Nutrition is also attracting attention because of some puzzling failures. In a few big countries, notably India and Egypt, malnutrition is much higher than either economic growth or improvements in farming would suggest it should be. India’s income per head grew more than fourfold between 1990 and 2010; yet the proportion of underweight children fell by only around a quarter. By contrast, Bangladesh is half as rich as India and its income per head rose only threefold during the same period; yet its share of underweight children dropped by a third and is now below India’s. Egypt’s agricultural value-added per person rose more than 20% in 1990-2007. Yet both malnutrition and obesity rose—an extremely unusual combination.

The failure to decrease the number of those malnourished despite improvements in agricultural outputs is defined as puzzling and the association between malnutrition and obesity is labeled as extremely unusual. This way of posing the issue has the consequence of presenting the problem as natural: it just happened. By so doing it obscures the social and political circumstances behind it. When one takes them into account it turns out that not only malnutrition and obesity can be associated but that the latter can cause the former. To understand how this happens it suffices to have a look at the example of Egypt.

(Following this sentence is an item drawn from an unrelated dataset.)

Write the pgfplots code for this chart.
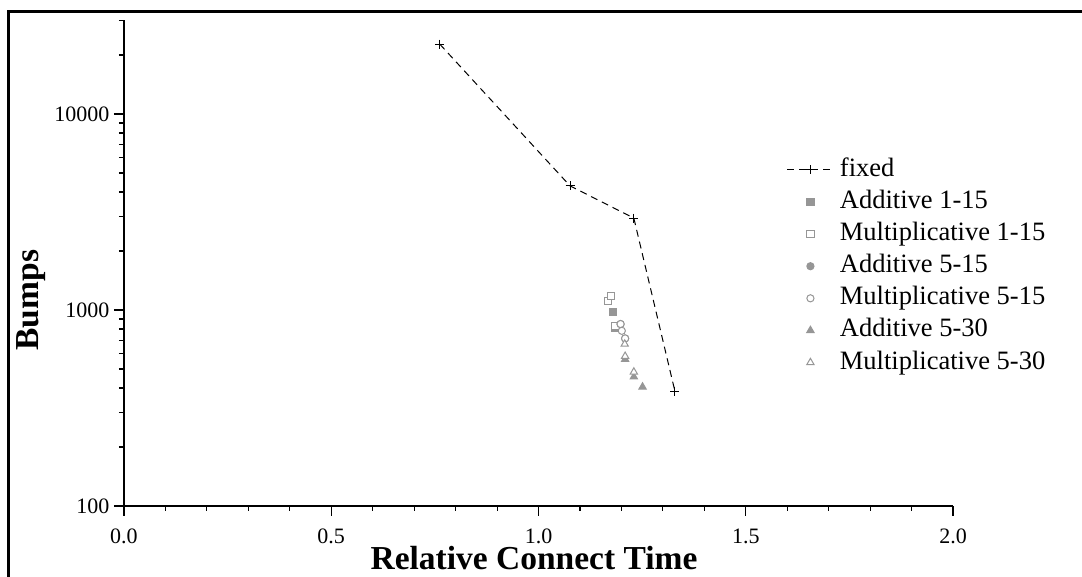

A previous post presented professor Timothy Mitchel’s findings which point to the main culprits behind this phenomenon: social inequality and shifting consumption. To make a complex story short, the rise of an urban rich class determined a shift in consumption from staple food to meat. Their request, aligned also with the demand to accommodate the tourist industry’s needs, were accommodated by channeling more of the wheat produced in Egypt to feed animals. As a result the wheat for human consumption was to be imported. This increasing reliance on imported staple food ignited a vicious cycle whereby the trade deficit, consequence of the rising import of wheat, further aggravated the shift from a subsistence agriculture to an export oriented agriculture whose produces (e.g. grapes) catered mainly for the European markets. Needless to say the winners were the upper urban class who had access to the meat they wanted (thus becoming also more incline to obesity) whereas the losers were poor  (the majority of whom was landless) who remained vulnerable to the fluctuations of the international food market and therefore malnourished. This shift in production did not just naturally happened but it was facilitated by the interest of the US to find a market for the surplus wheat produced by its heavily subsidized farmers.

In sum, the Economist has the merit to illustrate that fixing malnutrition is no simple task because it requires a panoply of intertwined intervention; however it ignores those interventions which are needed to tackle to social determinant of malnutrition such more equal landholdings. And if these determinants are not taken into the equations the nutrition puzzle risk to remain unresolved.